Disputa política no Brasil fica cada vez mais hostil e perigosa, mas poucos ligam para isso

Militares demonstram engajamento político nas redes sociais, embora o regulamento disciplinar das Forças Armadas classifique atos como transgressores; quem perde com essa briga é o país

  • Por Álvaro Alves de Faria
  • 03/08/2021 15h45 - Atualizado em 03/08/2021 15h46
Rosinei Coutinho/SCO/STF - 12/03/2020 Plenário do STF com a presença dos ministros Recentemente, o STF foi alvo de críticas do general da reserva Eduardo Barbosa

Não é novidade para ninguém, pelo menos para aqueles que ainda conseguem pensar neste cenário brasileiro cada vez mais tenso. O Brasil começa decididamente a trilhar caminhos perigosos. Mas poucos se lixam para isso. O país caminha aos tropeços num recinto de escuridão, com manifestações cada vez mais hostis. Estamos nos transformando numa terra de inimigos. Basta ler com alguma atenção o texto que o general da reserva Eduardo Barbosa, presidente do Clube Militar, publicou no site da entidade na última quinta-feira, 29, contra o Supremo Tribunal Federal. Ao texto, o general deu o título “Suprema Corte desmoralizada”. 

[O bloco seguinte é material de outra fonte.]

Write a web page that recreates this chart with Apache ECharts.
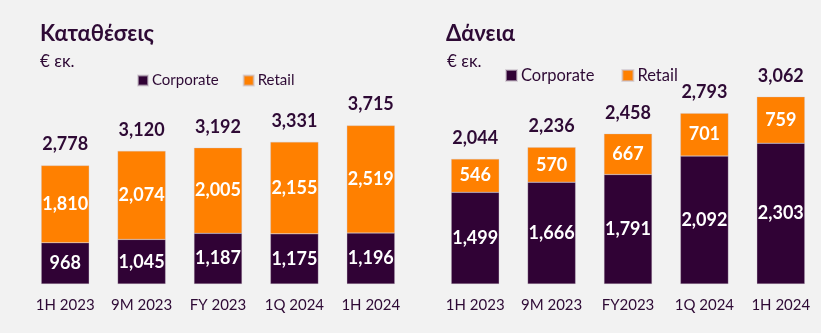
<!DOCTYPE html>
<html><head><meta charset="utf-8">
<script src="https://cdn.jsdelivr.net/npm/echarts@6/dist/echarts.min.js"></script>
<style>html,body{margin:0;padding:0;background:#F2F2F2}#c{width:821px;height:333px}</style>
</head><body><div id="c"></div>
<script>
const depCategories = ['1H 2023','9M 2023','FY 2023','1Q 2024','1H 2024'];
const depCorporate = [968, 1045, 1187, 1175, 1196];
const depRetail = [1810, 2074, 2005, 2155, 2519];
const depTotal = [2778, 3120, 3192, 3331, 3715];

const loanCategories = ['1H 2023','9M 2023','FY2023','1Q 2024','1H 2024'];
const loanCorporate = [1499, 1666, 1791, 2092, 2303];
const loanRetail = [546, 570, 667, 701, 759];
const loanTotal = [2044, 2236, 2458, 2793, 3062];

const PURPLE = '#300235';
const ORANGE = '#FF8000';
const TEXT = '#2E0A35';
const FONT = 'Lato, "Noto Sans", sans-serif';
const fmt = v => v.toLocaleString('en-US');

const chart = echarts.init(document.getElementById('c'));
function barSeries(name, data, color, idx) {
  return {
    name, type: 'bar', data, stack: 's' + idx, xAxisIndex: idx, yAxisIndex: idx,
    barWidth: 48, itemStyle: { color, borderColor: 'rgba(200,190,200,0.6)', borderWidth: 0.5 },
    label: { show: true, position: 'inside', color: '#fff', fontFamily: FONT, fontWeight: 'bold', fontSize: 18,
      formatter: p => fmt(p.value) }
  };
}
function totalSeries(totals, idx) {
  return {
    name: 'Total', type: 'bar', data: totals.map(() => 0), stack: 's' + idx, xAxisIndex: idx, yAxisIndex: idx,
    barWidth: 48, silent: true, itemStyle: { color: 'transparent' },
    label: { show: true, position: 'top', distance: 12, color: TEXT, fontFamily: FONT, fontWeight: 'bold', fontSize: 18,
      formatter: p => fmt(totals[p.dataIndex]) }
  };
}
const xAx = (cats, gi) => ({
  type: 'category', data: cats, gridIndex: gi,
  axisLine: { show: false }, axisTick: { show: false },
  axisLabel: { interval: 0, color: TEXT, fontFamily: FONT, fontSize: 15, margin: 14 }
});
chart.setOption({
  backgroundColor: '#F2F2F2',
  animation: false,
  title: [
    { text: 'Καταθέσεις', left: 35, top: 18, textStyle: { color: TEXT, fontFamily: FONT, fontWeight: 'bold', fontSize: 22 } },
    { text: '€ εκ.', left: 35, top: 48, textStyle: { color: TEXT, fontFamily: FONT, fontWeight: 'normal', fontSize: 17 } },
    { text: 'Δάνεια', left: 441, top: 18, textStyle: { color: TEXT, fontFamily: FONT, fontWeight: 'bold', fontSize: 22 } },
    { text: '€ εκ.', left: 442, top: 48, textStyle: { color: TEXT, fontFamily: FONT, fontWeight: 'normal', fontSize: 17 } }
  ],
  legend: [
    { data: ['Corporate', 'Retail'], left: 132, top: 68, icon: 'rect', itemWidth: 10, itemHeight: 10, itemGap: 24,
      textStyle: { color: TEXT, fontFamily: FONT, fontSize: 15, padding: [0, 0, 0, -1] } },
    { data: ['Corporate', 'Retail'], left: 500, top: 62, icon: 'rect', itemWidth: 11, itemHeight: 11, itemGap: 27,
      textStyle: { color: TEXT, fontFamily: FONT, fontSize: 16.5, padding: [0, 0, 0, -1] } }
  ],
  grid: [
    { left: 27, width: 382, top: 92, height: 192 },
    { left: 437, width: 382, top: 70, height: 214 }
  ],
  xAxis: [xAx(depCategories, 0), xAx(loanCategories, 1)],
  yAxis: [
    { type: 'value', gridIndex: 0, min: 0, max: 4500, show: false, splitLine: { show: false } },
    { type: 'value', gridIndex: 1, min: 0, max: 3500, show: false, splitLine: { show: false } }
  ],
  series: [
    barSeries('Corporate', depCorporate, PURPLE, 0),
    barSeries('Retail', depRetail, ORANGE, 0),
    totalSeries(depTotal, 0),
    barSeries('Corporate', loanCorporate, PURPLE, 1),
    barSeries('Retail', loanRetail, ORANGE, 1),
    totalSeries(loanTotal, 1)
  ]
});
</script></body></html>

Trata-se, também, de um recado direto ao ministro da Defesa, general Braga Netto e aos três comandantes das forças militares do país. O general Eduardo Barbosa afirma que, por não terem sido eleitos pelo povo, esses ministros se promiscuem em discussões políticas que não lhes cabem. Diz ser vergonhoso e hipócrita o papel assumido pelo STF, escrevendo em sua página oficial para mentir, com o objetivo de confundir a opinião pública, muito provavelmente para respaldar uma CPI esdrúxula, que mais parece um tribunal de inquisição, segundo ele. Refia-se à afirmação do STF quando diz que não impediu o presidente da República de coordenar o combate à pandemia. De acordo com o presidente do Clube Militar, todos sabem que as decisões do STF deram aos governadores e prefeitos o poder absoluto para tomar as medidas que bem entendessem, inclusive com decisões inconstitucionais e desvio escancarado de recursos públicos. O general observa que isso contribuiu para piorar as consequências nefastas da pandemia, fazendo lembrar governos do passado rechaçados pelo povo nas eleições de 2018, mas ainda protegidos por ministros escolhidos exatamente por esses corruptos que permanecem impunes, com aqueles mesmo discurso dos que destruíram o país e desejam voltar ao poder.

Na última terça-feira, 27, também no site do Clube Militar, o Major-brigadeiro Jaime Rodrigues Sanchez criticou com veemência o protesto contra o presidente Bolsonaro realizado em São Paulo, chamando os manifestantes de “vândalos esquerdistas”, assinalando que os inimigos do governo usam armas deploráveis. O major adianta que atualmente existe no país uma trama para derrubar Bolsonaro e evitar sua reeleição. Entre esses vândalos destacam-se, de acordo com o major, os políticos do PT, ajudados por ministros do STF, aos quais chama de “bandidos investidos de poder judicial”. Ele reclama, também, da passividade dos bolsonaristas diante do que está ocorrendo no país. Diz ainda que a eleição fraudada será a cartada final, “se falharem os golpes de Estado em andamento ou se nenhum novo atentado contra a vida do presidente for desfechado”. 

Ao mesmo tempo, vários militares da ativa têm usado as redes sociais demonstrando engajamento político, apesar de os regulamentos disciplinares do Exército, da Marinha e da Aeronáutica classificarem como transgressões as manifestações político-partidárias de integrantes das Forças Armadas. Toda essa atividade nas redes sociais indica alinhamento ao presidente Bolsonaro e parlamentares próximos ao governo, com muitas críticas ao PT, ao Supremo Tribunal Federal e à esquerda em geral. Chegou-se onde se podia chegar. A hostilidade cresce cada vez mais e sugere que o país anda à deriva, perdido de si mesmo. Trata-se de uma declaração de guerra, embora os oficiais da reserva não tenham comando de tropas. Os caminhos estão cada vez mais perigosos numa discussão que parece não ter fim. Fica difícil prever o futuro deste país dividido politicamente medindo a força bruta. Quem tem a ganhar? Parece que essa história do dia a dia brasileiro acontece em capítulos cada vez mais difíceis. Quem perde é o Brasil, antigamente chamado de “o país do futuro”.